REQUIRED TASK: Begin with the first line of the material and write out each line exactly, ending with the line that contains "18.9, 18.5, 18.1]". Pictures are not part of the copy.
=====
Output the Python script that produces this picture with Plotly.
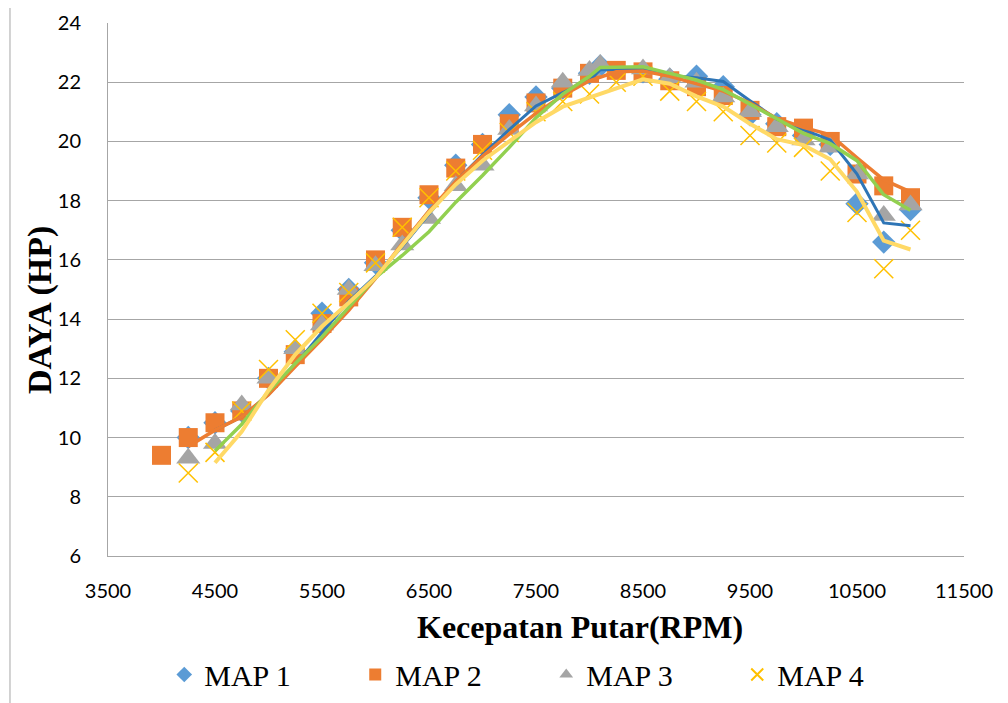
import plotly.graph_objects as go

# RPM values
rpm_map1 = [4250, 4500, 4750, 5000, 5250, 5500, 5750, 6000, 6250, 6500, 6750, 7000, 7250, 7500, 7750, 8000, 8100,
            8500, 8750, 9000, 9250, 9500, 9750, 10000, 10250, 10500, 10750, 11000]
hp_map1 = [10.0, 10.5, 10.9, 12.0, 12.9, 14.2, 15.0, 15.9, 17.0, 18.1, 19.2, 19.9, 20.9, 21.5, 21.8, 22.3, 22.55,
           22.35, 22.1, 22.2, 21.85, 20.9, 20.6, 20.2, 19.9, 17.9, 16.6, 17.7]

rpm_map2 = [4000, 4250, 4500, 4750, 5000, 5250, 5500, 5750, 6000, 6250, 6500, 6750, 7000, 7250, 7500, 7750, 8000,
            8250, 8500, 8750, 9000, 9250, 9500, 9750, 10000, 10250, 10500, 10750, 11000]
hp_map2 = [9.4, 10.0, 10.5, 10.9, 12.0, 12.8, 13.85, 14.75, 16.0, 17.1, 18.2, 19.1, 19.9, 20.6, 21.3, 21.8, 22.3,
           22.4, 22.35, 22.05, 21.85, 21.55, 21.05, 20.5, 20.45, 20.0, 18.9, 18.5, 18.1]

rpm_map3 = [4250, 4500, 4750, 5000, 5250, 5500, 5750, 6000, 6250, 6500, 6750, 7000, 7250, 7500, 7750, 8000, 8100,
            8500, 8750, 9000, 9250, 9500, 9750, 10000, 10250, 10500, 10750, 11000]
hp_map3 = [9.3, 9.8, 11.1, 12.0, 13.0, 13.8, 15.0, 15.8, 16.5, 17.4, 18.5, 19.2, 20.4, 21.2, 22.0, 22.4, 22.6,
           22.45, 22.15, 22.0, 21.5, 21.0, 20.5, 20.05, 19.8, 18.9, 17.5, 17.85]

rpm_map4 = [4250, 4500, 4750, 5000, 5250, 5500, 5750, 6000, 6250, 6500, 6750, 7000, 7250, 7500, 7750, 8000, 8250,
            8500, 8750, 9000, 9250, 9500, 9750, 10000, 10250, 10500, 10750, 11000]
hp_map4 = [8.8, 9.5, 10.9, 12.3, 13.3, 14.2, 14.9, 15.9, 17.1, 18.1, 19.0, 19.7, 20.3, 21.0, 21.35, 21.6, 22.0,
           22.2, 21.7, 21.35, 21.0, 20.2, 19.95, 19.8, 19.0, 17.6, 15.7, 17.0]

series_names = ["MAP 1", "MAP 2", "MAP 3", "MAP 4"]
x_ticks = [3500, 4500, 5500, 6500, 7500, 8500, 9500, 10500, 11500]
x_tick_labels = ["3500", "4500", "5500", "6500", "7500", "8500", "9500", "10500", "11500"]
y_ticks = [6, 8, 10, 12, 14, 16, 18, 20, 22, 24]
x_title = "<b>Kecepatan Putar(RPM)</b>"
y_title = "<b>DAYA (HP)</b>"


def moving_average(xs, ys, period=2):
    mx, my = [], []
    for i in range(period - 1, len(xs)):
        mx.append(xs[i])
        my.append(sum(ys[i - period + 1:i + 1]) / period)
    return mx, my


series = [
    (rpm_map1, hp_map1, dict(symbol="diamond", size=18, color="#5B9BD5"), "#2E75B6", 3),
    (rpm_map2, hp_map2, dict(symbol="square", size=19, color="#ED7D31"), "#ED7D31", 3.5),
    (rpm_map3, hp_map3, dict(symbol="triangle-up", size=21, color="#A5A5A5"), "#92D050", 3.5),
    (rpm_map4, hp_map4, dict(symbol="x-thin-open", size=19, color="#FFC000", line=dict(width=1.5, color="#FFC000")),
     "#FFD966", 4),
]

fig = go.Figure()
for (xs, ys, mk, lc, lw), name in zip(series, series_names):
    fig.add_trace(go.Scatter(x=xs, y=ys, mode="markers", name=name, marker=mk))
for (xs, ys, mk, lc, lw), name in zip(series, series_names):
    mx, my = moving_average(xs, ys)
    fig.add_trace(go.Scatter(x=mx, y=my, mode="lines", showlegend=False,
                             line=dict(color=lc, width=lw), hoverinfo="skip"))

serif = "Liberation Serif, Times New Roman, serif"

fig.update_layout(
    width=1008, height=703,
    paper_bgcolor="white", plot_bgcolor="white",
    margin=dict(l=100, r=52, t=15, b=155, autoexpand=False),
    font=dict(family="Lato, Carlito, sans-serif", size=20, color="black"),
    xaxis=dict(range=[3500, 11500], tickvals=x_ticks, ticktext=x_tick_labels, showgrid=False,
               showline=True, linecolor="#A6A6A6", linewidth=1, ticks="", zeroline=False,
               automargin=False, ticklabelstandoff=17, tickfont=dict(size=20)),
    yaxis=dict(range=[6, 24], tickvals=y_ticks, showgrid=True, gridcolor="#A6A6A6", gridwidth=1,
               showline=True, linecolor="#A6A6A6", linewidth=1, ticks="", zeroline=False,
               automargin=False, ticklabelstandoff=22, tickfont=dict(size=20)),
    legend=dict(orientation="h", xref="container", x=0.155, xanchor="left",
                yref="container", y=0.052, yanchor="middle",
                font=dict(family=serif, size=30),
                entrywidth=146, entrywidthmode="pixels", itemsizing="constant"),
    annotations=[
        dict(text=x_title, xref="paper", yref="paper", x=0.551, y=-0.133, showarrow=False,
             xanchor="center", yanchor="middle", font=dict(family=serif, size=32)),
        dict(text=y_title, xref="paper", yref="paper", x=-0.0794, y=0.4615, showarrow=False,
             textangle=-90, xanchor="center", yanchor="middle", font=dict(family=serif, size=34)),
    ],
    shapes=[dict(type="rect", xref="paper", yref="paper", x0=-0.1145, x1=1.2, y0=-0.35, y1=1.034,
                 line=dict(color="#A6A6A6", width=1), fillcolor="rgba(0,0,0,0)", layer="below")],
)

fig.write_html("out.html")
=====
ANSWER FOR THE TASK:
Output the Python script that produces this picture with Plotly.
import plotly.graph_objects as go

# RPM values
rpm_map1 = [4250, 4500, 4750, 5000, 5250, 5500, 5750, 6000, 6250, 6500, 6750, 7000, 7250, 7500, 7750, 8000, 8100,
            8500, 8750, 9000, 9250, 9500, 9750, 10000, 10250, 10500, 10750, 11000]
hp_map1 = [10.0, 10.5, 10.9, 12.0, 12.9, 14.2, 15.0, 15.9, 17.0, 18.1, 19.2, 19.9, 20.9, 21.5, 21.8, 22.3, 22.55,
           22.35, 22.1, 22.2, 21.85, 20.9, 20.6, 20.2, 19.9, 17.9, 16.6, 17.7]

rpm_map2 = [4000, 4250, 4500, 4750, 5000, 5250, 5500, 5750, 6000, 6250, 6500, 6750, 7000, 7250, 7500, 7750, 8000,
            8250, 8500, 8750, 9000, 9250, 9500, 9750, 10000, 10250, 10500, 10750, 11000]
hp_map2 = [9.4, 10.0, 10.5, 10.9, 12.0, 12.8, 13.85, 14.75, 16.0, 17.1, 18.2, 19.1, 19.9, 20.6, 21.3, 21.8, 22.3,
           22.4, 22.35, 22.05, 21.85, 21.55, 21.05, 20.5, 20.45, 20.0, 18.9, 18.5, 18.1]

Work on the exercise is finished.